DESPITE HIS EXUBERANT TESTIMONIAL
, Haggis was increasingly troubled by the
contradictions in the church. Scientology had begun to seem like two different things: a systematic approach to self-knowledge,
which he found useful and insightful; and a religion that he simply couldn’t grasp. He liked and admired his auditor, and the confessions were helpful, and he continued to advance on the
Bridge, even after his unsettling encounter with
OT III. He saw so many intelligent people on the path, and he always expected that his concerns would be addressed at the next level. They never were. After OT III, it was all “intergalactic spirituality,” in his opinion. On the other hand, he had already paid for the complete package, so why not continue and see what happened? “Maybe there is something, and I’m missing it,” he told himself.

When Haggis reached
OT VII, which was the peak at the time, he still felt confused and unsatisfied. At the top of the OT pyramid, the
thetan was promised the ability to control “thought, life, form, matter
, energy, space and time, subjective and objective.” The final exercise (according to documents obtained by WikiLeaks—Haggis refused to talk about it) was “Go out to a park, train station or other busy area. Practice placing an intention into individuals until you can successfully and easily place an intention into or on a Being and/or a body.” But even if you could do that, how would you know if you succeeded? If you were transmitting the intention “Scratch your head” and a person did so, was he responding to your psychic order or was it simply coincidental? It was difficult to evaluate.

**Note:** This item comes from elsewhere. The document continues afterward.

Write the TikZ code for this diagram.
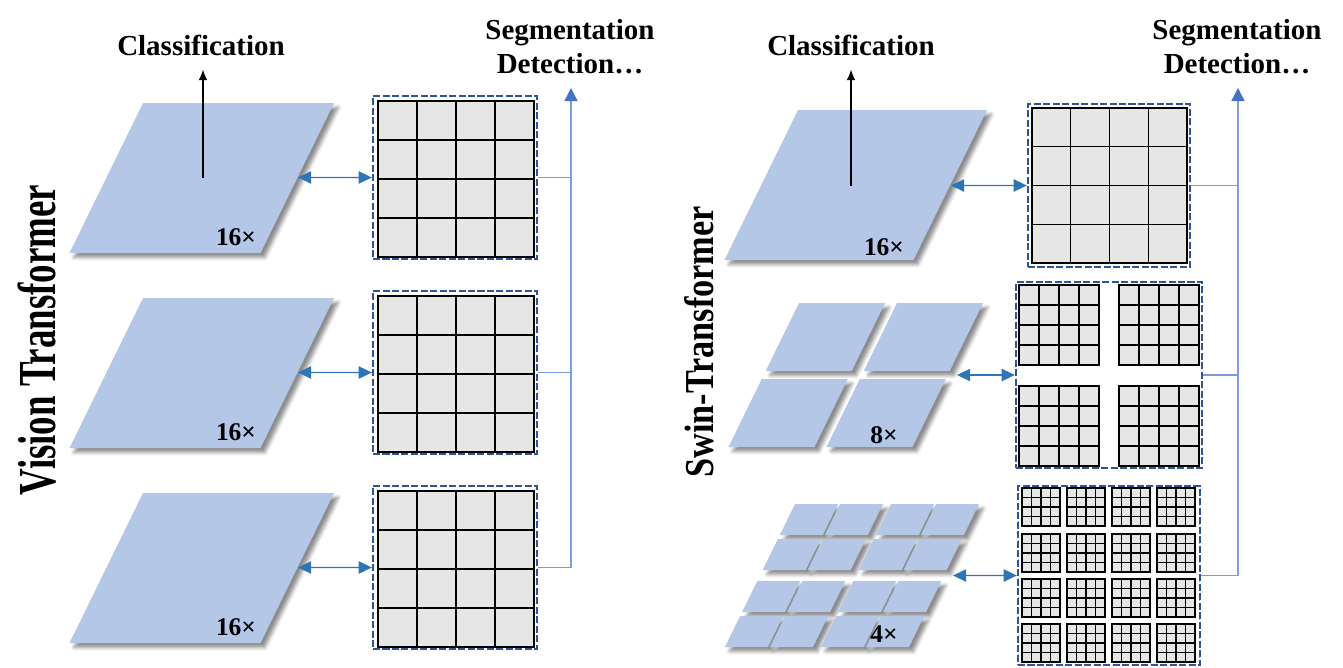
\documentclass[tikz,border=0pt]{standalone}
\usepackage{fontspec}
\setmainfont{Liberation Serif}
\usetikzlibrary{arrows.meta,fit,shadows.blur}

\definecolor{patchblue}{HTML}{B4C7E7}
\definecolor{cellgray}{HTML}{E6E6E6}
\definecolor{boxblue}{HTML}{2F5597}
\definecolor{linkblue}{HTML}{2E75B6}
\definecolor{trunkblue}{HTML}{7B9EDB}
\definecolor{headblue}{HTML}{4472C4}

\tikzset{
  patch/.style={fill=patchblue, blur shadow={shadow xshift=2.5pt, shadow yshift=-2.5pt, shadow blur radius=2pt, shadow opacity=45}},
  cellline/.style={line width=0.75pt, line cap=rect},
  windowbox/.style={draw=boxblue, line width=1.3pt, dash pattern=on 4pt off 1.4pt, inner sep=0pt, fit={#1}},
  duplex/.style={draw=linkblue, line width=0.8pt, {Triangle[length=7.5pt,width=7pt]}-{Triangle[length=7.5pt,width=7pt]}},
  trunk/.style={draw=trunkblue, line width=0.8pt},
  trunkhead/.style={-{Triangle[length=7.5pt,width=7.5pt,color=headblue]}},
  task/.style={font=\fontsize{16.5}{19.5}\selectfont\bfseries, align=center, inner sep=2pt},
  clsarrow/.style={draw=black, line width=0.6pt, -{Latex[length=6pt,width=5pt]}, shorten >=6pt},
  times/.style={font=\fontsize{14.5}{16}\selectfont\bfseries, inner sep=0pt}
}

% square window of n x n cells, top-left corner #1,#2, side #3
\newcommand{\patchgrid}[4]{%
  \fill[cellgray] (#1,#2) rectangle ++(#3,#3);
  \foreach \k in {0,...,#4} {
    \draw[cellline] ({#1+\k*#3/#4},#2) -- ++(0,#3);
    \draw[cellline] (#1,{#2+\k*#3/#4}) -- ++(#3,0);
  }
}

\begin{document}
\begin{tikzpicture}[x=0.02cm, y=-0.02cm]
  \useasboundingbox (0,0) rectangle (1343,667);

  % Vision Transformer
  \node[rotate=90, font=\fontsize{21}{24}\selectfont\bfseries] (vitname) at (37,340) {\scalebox{1}[1.45]{Vision Transformer}};
  \foreach \j in {0,1,2} {
    \begin{scope}[shift={(143,{103+195*\j})}, xslant=0.49]
      \fill[patch] (0,0) rectangle (191,150);
    \end{scope}
    \node[times] (vtimes\j) at (236,{237+195*\j}) {16×};
    \patchgrid{378}{101+195*\j}{156}{4}
    \node[windowbox={(373,{96+195*\j}) (537,{259+195*\j})}] (vbox\j) {};
    \coordinate (vedge\j) at (298,{177.5+195*\j});
    \draw[duplex] (vedge\j) -- (vbox\j.west);
  }
  \node[task, anchor=base] (vcls) at (201,55) {Classification};
  \node[task] (vseg) at (570,47) {Segmentation\\Detection…};
  \coordinate (vcenter) at (203,178);
  \draw[clsarrow] (vcenter) -- (vcenter |- vcls.south);
  \coordinate (vtrunktop) at (571,88);
  \draw[trunk] (vbox0.east) -- (vbox0.east -| vtrunktop);
  \draw[trunk] (vbox1.east) -- (vbox1.east -| vtrunktop);
  \draw[trunk, trunkhead] (vbox2.east) -| (vtrunktop);

  % Swin-Transformer
  \node[rotate=90, font=\fontsize{19.5}{22}\selectfont\bfseries] (swinname) at (699,342) {\scalebox{1}[1.2]{Swin-Transformer}};
  \begin{scope}[shift={(798,110)}, xslant=0.49]
    \fill[patch] (0,0) rectangle (189,150);
  \end{scope}
  \begin{scope}[shift={(799,303)}, xslant=0.49]
    \foreach \v in {0,76} \foreach \u in {0,98}
      \fill[patch] (\u,\v) rectangle ++(86,68);
  \end{scope}
  \begin{scope}[shift={(795,504)}, xslant=0.49]
    \foreach \v in {0,35,77,112} \foreach \u in {0,45,96,141}
      \fill[patch] (\u,\v) rectangle ++(43,31);
  \end{scope}
  \node[times] (stimes0) at (884,247) {16×};
  \node[times] (stimes1) at (884,435) {8×};
  \node[times] (stimes2) at (884,634) {4×};

  \patchgrid{1032}{108}{155}{4}
  \node[windowbox={(1028,104) (1190,267)}] (sbox0) {};
  \foreach \x in {1019,1119} \foreach \y in {285,386}
    \patchgrid{\x}{\y}{80}{4}
  \node[windowbox={(1016,282) (1202,468)}] (sbox1) {};
  \foreach \x in {1022,1067,1112,1157} \foreach \y in {488,534,579,624}
    \patchgrid{\x}{\y}{38}{4}
  \node[windowbox={(1018,486) (1200,665)}] (sbox2) {};

  \coordinate (sedge0) at (951,185.5);
  \coordinate (sedge1) at (957,375);
  \coordinate (sedge2) at (953,575.5);
  \foreach \j in {0,1,2}
    \draw[duplex] (sedge\j) -- (sbox\j.west);

  \node[task, anchor=base] (scls) at (851,55) {Classification};
  \node[task] (sseg) at (1237,47) {Segmentation\\Detection…};
  \coordinate (scenter) at (851,186);
  \draw[clsarrow] (scenter) -- (scenter |- scls.south);
  \coordinate (strunktop) at (1238,88);
  \draw[trunk] (sbox0.east) -- (sbox0.east -| strunktop);
  \draw[trunk] (sbox1.east) -- (sbox1.east -| strunktop);
  \draw[trunk, trunkhead] (sbox2.east) -| (strunktop);
\end{tikzpicture}
\end{document}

Haggis thought that Hubbard was such a brilliant intellect that the failure to grasp these concepts and abilities must be his alone. He finally confided to a counselor at the Celebrity Centre that he didn’t think he was a very good Scientologist because he couldn’t bring himself to believe. He said he felt like a fraud and thought he might have to leave the church. She told him, “There are all sorts of Scientologists,” just as there are many varieties of Jews and Christians with varying levels of belief. The implication was that Haggis could believe whatever he wanted, to “pick and choose,” as he says.

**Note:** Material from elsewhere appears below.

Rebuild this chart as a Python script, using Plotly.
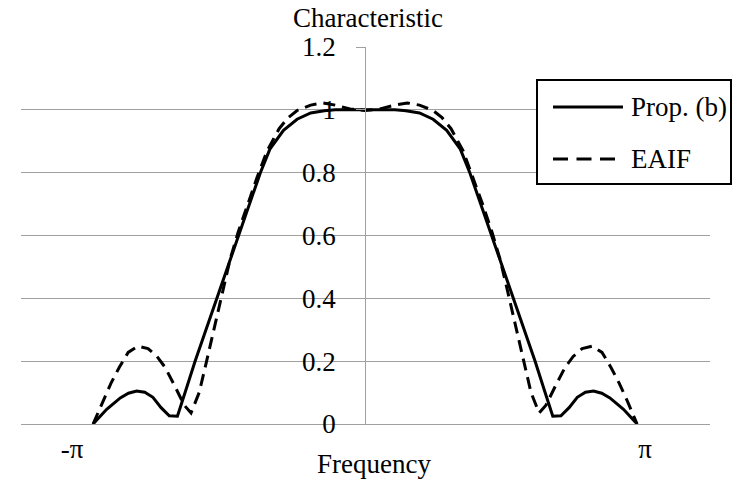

Haggis’s career was going so well that in 1987 he was approached by
Ed Zwick and
Marshall Herskovitz to write for a new television series called
thirtysomething
. They were looking for distinctive voices. “I love the fact that you guys
are doing a show that’s about emotions,” Haggis told them. “I
hate
writing about emotions. And I don’t like to talk about my own.” But he seemed to be looking for a chance to push himself creatively. With his first script, Zwick and Herskovitz
told him, “This is really good, but where does it come from?” Haggis didn’t know what they meant. “Where does it come from—within
you
?” they explained. The thought that his own experience mattered was a revelation.

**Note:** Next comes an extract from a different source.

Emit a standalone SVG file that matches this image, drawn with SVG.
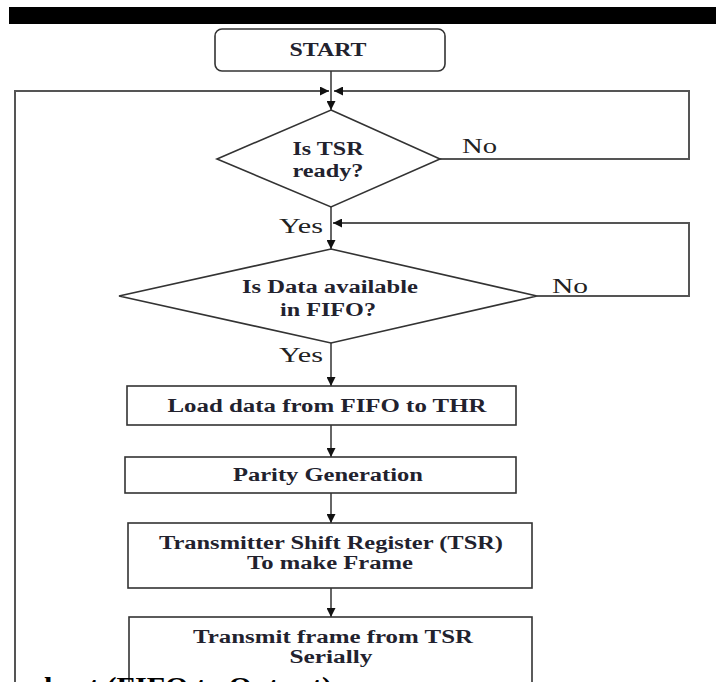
<svg xmlns="http://www.w3.org/2000/svg" width="716" height="682" viewBox="0 0 716 682">
<style>
.box{fill:#fff;stroke:#333;stroke-width:1.6}
.t{font-family:"Liberation Serif","Times New Roman",serif;font-weight:bold;font-size:18px;fill:#22222e;text-anchor:middle}
.lbl{font-family:"Liberation Serif","Times New Roman",serif;font-size:22px;fill:#222}
.c{fill:none;stroke:#333;stroke-width:1.5}
.loop{fill:none;stroke:#555;stroke-width:2}
</style>
<defs>
<marker id="ah" viewBox="0 0 10 10" refX="10" refY="5" markerWidth="9" markerHeight="9" markerUnits="userSpaceOnUse" orient="auto">
<path d="M0,0 L10,5 L0,10 z" fill="#111"/>
</marker>
</defs>
<rect width="716" height="682" fill="#fff"/>
<rect x="9" y="7" width="707" height="17" fill="#000"/>
<g id="connectors">
<line class="c" x1="331" y1="71" x2="331" y2="110" marker-end="url(#ah)"/>
<polyline class="loop" points="15,682 15,91 329,91" marker-end="url(#ah)"/>
<polyline class="loop" points="440,159 689,159 689,91 334,91" marker-end="url(#ah)"/>
<line class="c" x1="331" y1="207" x2="331" y2="249" marker-end="url(#ah)"/>
<polyline class="loop" points="537,296 689,296 689,223 333,223" marker-end="url(#ah)"/>
<line class="c" x1="331" y1="343" x2="331" y2="386" marker-end="url(#ah)"/>
<line class="c" x1="331" y1="425" x2="331" y2="457" marker-end="url(#ah)"/>
<line class="c" x1="331" y1="493" x2="331" y2="523" marker-end="url(#ah)"/>
<line class="c" x1="331" y1="588" x2="331" y2="617" marker-end="url(#ah)"/>
<text class="lbl" x="462" y="153" textLength="35" lengthAdjust="spacingAndGlyphs">No</text>
<text class="lbl" x="279" y="233" textLength="44" lengthAdjust="spacingAndGlyphs">Yes</text>
<text class="lbl" x="552" y="293" textLength="36" lengthAdjust="spacingAndGlyphs">No</text>
<text class="lbl" x="279" y="362" textLength="44" lengthAdjust="spacingAndGlyphs">Yes</text>
</g>
<g id="start">
<rect class="box" x="215" y="29" width="230" height="42" rx="7"/>
<text class="t" x="328" y="56" textLength="77" lengthAdjust="spacingAndGlyphs">START</text>
</g>
<g id="tsr-ready">
<polygon class="box" points="331,110 440,159 331,207 217,159"/>
<text class="t" x="328" y="155" textLength="71" lengthAdjust="spacingAndGlyphs">Is TSR</text>
<text class="t" x="328" y="177" textLength="71" lengthAdjust="spacingAndGlyphs">ready?</text>
</g>
<g id="data-available">
<polygon class="box" points="331,249 537,296 331,343 119,296"/>
<text class="t" x="330" y="293" textLength="176" lengthAdjust="spacingAndGlyphs">Is Data available</text>
<text class="t" x="328" y="316" textLength="96" lengthAdjust="spacingAndGlyphs">in FIFO?</text>
</g>
<g id="load">
<rect class="box" x="127" y="386" width="389" height="39"/>
<text class="t" x="327" y="412" textLength="319" lengthAdjust="spacingAndGlyphs">Load data from FIFO to THR</text>
</g>
<g id="parity">
<rect class="box" x="125" y="457" width="391" height="36"/>
<text class="t" x="328" y="481" textLength="190" lengthAdjust="spacingAndGlyphs">Parity Generation</text>
</g>
<g id="tsr">
<rect class="box" x="128" y="523" width="404" height="65"/>
<text class="t" x="331" y="549" textLength="344" lengthAdjust="spacingAndGlyphs">Transmitter Shift Register (TSR)</text>
<text class="t" x="330" y="569" textLength="166" lengthAdjust="spacingAndGlyphs">To make Frame</text>
</g>
<g id="transmit">
<rect class="box" x="129" y="617" width="403" height="80"/>
<text class="t" x="333" y="643" textLength="280" lengthAdjust="spacingAndGlyphs">Transmit frame from TSR</text>
<text class="t" x="331" y="663" textLength="83" lengthAdjust="spacingAndGlyphs">Serially</text>
</g>
<text x="44" y="696" font-family="Liberation Serif, serif" font-weight="bold" font-size="28" fill="#000" textLength="288" lengthAdjust="spacingAndGlyphs">hart (FIFO to Output)</text>
</svg>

Zwick and Herskovitz sensed that Haggis wasn’t happy on the show; in any case, he got a lucrative offer to create his own series and left after the first season. But he had won two Emmys, for writing and producing, and the experience transformed him as a writer. From working with Zwick and Herskovitz, Haggis became interested in directing. He finally got the chance to do a brief ad for the church about
Dianetics. He decided against the usual portrayal of Scientology as a triumphal march toward enlightenment, choosing instead to shoot a group of people talking about practical ways they had used Dianetics in their lives. It was casual and naturalistic. Church authorities hated it. They told him it looked like a meeting of Alcoholics Anonymous.